* Material provided
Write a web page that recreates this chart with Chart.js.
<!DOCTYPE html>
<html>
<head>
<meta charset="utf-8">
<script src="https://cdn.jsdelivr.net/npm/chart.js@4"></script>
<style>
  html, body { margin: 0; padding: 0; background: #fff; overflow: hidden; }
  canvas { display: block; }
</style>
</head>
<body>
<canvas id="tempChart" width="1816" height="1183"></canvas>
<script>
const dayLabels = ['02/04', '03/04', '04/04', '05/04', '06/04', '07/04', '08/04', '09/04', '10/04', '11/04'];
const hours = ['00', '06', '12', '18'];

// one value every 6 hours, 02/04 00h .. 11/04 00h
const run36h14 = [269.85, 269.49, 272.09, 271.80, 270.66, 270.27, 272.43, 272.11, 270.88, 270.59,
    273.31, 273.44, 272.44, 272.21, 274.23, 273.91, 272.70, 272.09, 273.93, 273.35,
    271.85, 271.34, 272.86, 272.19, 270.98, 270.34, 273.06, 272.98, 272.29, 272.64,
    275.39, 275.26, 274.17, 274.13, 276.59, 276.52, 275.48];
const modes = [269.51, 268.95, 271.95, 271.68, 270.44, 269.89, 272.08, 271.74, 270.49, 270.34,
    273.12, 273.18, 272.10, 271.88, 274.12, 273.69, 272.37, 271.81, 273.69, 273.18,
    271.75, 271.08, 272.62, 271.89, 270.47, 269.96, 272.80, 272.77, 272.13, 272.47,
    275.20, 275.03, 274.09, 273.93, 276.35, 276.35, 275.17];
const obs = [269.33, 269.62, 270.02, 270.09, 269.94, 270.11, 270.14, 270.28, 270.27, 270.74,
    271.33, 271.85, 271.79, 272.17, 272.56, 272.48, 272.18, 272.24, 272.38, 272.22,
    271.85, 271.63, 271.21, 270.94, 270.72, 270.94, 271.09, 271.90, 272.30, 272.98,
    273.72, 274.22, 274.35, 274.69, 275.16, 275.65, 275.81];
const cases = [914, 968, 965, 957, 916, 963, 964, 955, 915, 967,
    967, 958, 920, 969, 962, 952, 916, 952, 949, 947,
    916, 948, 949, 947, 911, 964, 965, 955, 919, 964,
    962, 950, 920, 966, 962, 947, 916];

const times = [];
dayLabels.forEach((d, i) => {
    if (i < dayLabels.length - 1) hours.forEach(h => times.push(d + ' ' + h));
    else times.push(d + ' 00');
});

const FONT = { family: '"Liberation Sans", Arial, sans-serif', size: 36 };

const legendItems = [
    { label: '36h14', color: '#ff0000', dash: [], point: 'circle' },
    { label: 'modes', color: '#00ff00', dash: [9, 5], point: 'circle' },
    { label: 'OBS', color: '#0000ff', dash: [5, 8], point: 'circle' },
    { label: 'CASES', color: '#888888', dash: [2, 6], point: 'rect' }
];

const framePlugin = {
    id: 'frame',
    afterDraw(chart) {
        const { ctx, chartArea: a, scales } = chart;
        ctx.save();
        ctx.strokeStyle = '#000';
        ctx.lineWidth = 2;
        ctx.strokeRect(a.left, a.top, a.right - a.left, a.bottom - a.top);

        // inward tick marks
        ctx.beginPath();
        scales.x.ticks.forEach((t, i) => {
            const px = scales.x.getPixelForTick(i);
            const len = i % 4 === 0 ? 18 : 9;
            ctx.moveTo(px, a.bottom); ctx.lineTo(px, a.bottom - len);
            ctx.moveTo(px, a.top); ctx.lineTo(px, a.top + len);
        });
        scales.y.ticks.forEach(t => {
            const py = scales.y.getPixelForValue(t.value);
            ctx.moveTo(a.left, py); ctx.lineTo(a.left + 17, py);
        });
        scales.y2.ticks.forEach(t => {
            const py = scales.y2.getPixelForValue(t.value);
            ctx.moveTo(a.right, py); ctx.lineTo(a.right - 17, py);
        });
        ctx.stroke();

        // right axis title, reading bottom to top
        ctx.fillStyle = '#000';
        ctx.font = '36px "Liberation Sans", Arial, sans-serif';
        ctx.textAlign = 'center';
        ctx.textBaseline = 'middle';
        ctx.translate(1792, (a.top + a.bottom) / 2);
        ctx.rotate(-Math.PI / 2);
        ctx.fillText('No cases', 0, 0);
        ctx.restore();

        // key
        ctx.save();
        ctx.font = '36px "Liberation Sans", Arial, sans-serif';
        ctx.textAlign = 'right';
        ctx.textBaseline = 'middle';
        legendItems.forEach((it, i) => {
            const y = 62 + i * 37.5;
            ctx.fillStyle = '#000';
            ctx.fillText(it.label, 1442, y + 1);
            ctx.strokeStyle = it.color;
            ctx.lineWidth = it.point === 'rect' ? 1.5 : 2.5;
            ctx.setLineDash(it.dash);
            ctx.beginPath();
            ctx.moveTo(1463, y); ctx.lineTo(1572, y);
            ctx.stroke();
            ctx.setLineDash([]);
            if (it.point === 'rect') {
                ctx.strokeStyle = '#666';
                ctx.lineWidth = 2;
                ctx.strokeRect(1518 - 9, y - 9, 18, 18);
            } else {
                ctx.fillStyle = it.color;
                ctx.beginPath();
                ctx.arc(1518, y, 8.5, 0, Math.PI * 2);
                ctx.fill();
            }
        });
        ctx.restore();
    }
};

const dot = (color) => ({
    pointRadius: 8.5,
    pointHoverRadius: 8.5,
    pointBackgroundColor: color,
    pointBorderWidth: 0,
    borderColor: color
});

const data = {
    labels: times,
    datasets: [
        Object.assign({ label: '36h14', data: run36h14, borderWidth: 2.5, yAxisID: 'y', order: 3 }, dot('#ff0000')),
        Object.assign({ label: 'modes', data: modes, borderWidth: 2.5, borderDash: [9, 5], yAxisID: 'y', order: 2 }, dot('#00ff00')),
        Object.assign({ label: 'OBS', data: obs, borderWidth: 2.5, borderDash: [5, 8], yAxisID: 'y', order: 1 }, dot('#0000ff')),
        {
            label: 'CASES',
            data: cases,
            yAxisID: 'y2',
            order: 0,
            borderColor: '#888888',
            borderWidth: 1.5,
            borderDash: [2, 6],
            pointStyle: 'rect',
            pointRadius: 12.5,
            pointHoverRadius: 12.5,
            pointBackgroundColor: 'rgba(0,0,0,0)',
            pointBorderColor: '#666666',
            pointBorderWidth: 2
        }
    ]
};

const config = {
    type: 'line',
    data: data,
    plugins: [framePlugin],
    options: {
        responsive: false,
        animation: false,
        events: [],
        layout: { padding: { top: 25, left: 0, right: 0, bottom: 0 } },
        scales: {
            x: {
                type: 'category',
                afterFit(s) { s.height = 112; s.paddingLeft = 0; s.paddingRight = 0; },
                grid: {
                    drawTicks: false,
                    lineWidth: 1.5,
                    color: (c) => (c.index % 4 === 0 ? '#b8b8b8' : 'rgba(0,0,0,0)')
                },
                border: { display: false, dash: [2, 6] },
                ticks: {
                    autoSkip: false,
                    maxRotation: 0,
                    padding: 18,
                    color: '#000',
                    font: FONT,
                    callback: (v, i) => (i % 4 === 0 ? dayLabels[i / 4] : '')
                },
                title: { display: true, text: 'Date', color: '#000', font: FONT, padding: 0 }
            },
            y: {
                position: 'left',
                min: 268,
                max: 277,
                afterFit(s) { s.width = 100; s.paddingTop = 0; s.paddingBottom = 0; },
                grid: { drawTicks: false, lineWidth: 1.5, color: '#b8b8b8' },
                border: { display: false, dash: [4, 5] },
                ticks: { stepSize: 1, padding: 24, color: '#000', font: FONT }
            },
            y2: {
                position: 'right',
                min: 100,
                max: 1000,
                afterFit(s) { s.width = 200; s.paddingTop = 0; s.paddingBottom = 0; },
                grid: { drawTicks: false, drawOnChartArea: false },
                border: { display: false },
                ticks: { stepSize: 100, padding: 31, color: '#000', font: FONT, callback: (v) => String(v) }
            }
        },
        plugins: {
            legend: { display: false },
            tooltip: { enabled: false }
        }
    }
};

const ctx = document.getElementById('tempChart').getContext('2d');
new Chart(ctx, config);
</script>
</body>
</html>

* Aim
Copy out only the lines running from the beginning of the data to the line with "const hours = ['00', '06', '12', '18'];", both ends included.

* Correct output
Write a web page that recreates this chart with Chart.js.
<!DOCTYPE html>
<html>
<head>
<meta charset="utf-8">
<script src="https://cdn.jsdelivr.net/npm/chart.js@4"></script>
<style>
  html, body { margin: 0; padding: 0; background: #fff; overflow: hidden; }
  canvas { display: block; }
</style>
</head>
<body>
<canvas id="tempChart" width="1816" height="1183"></canvas>
<script>
const dayLabels = ['02/04', '03/04', '04/04', '05/04', '06/04', '07/04', '08/04', '09/04', '10/04', '11/04'];
const hours = ['00', '06', '12', '18'];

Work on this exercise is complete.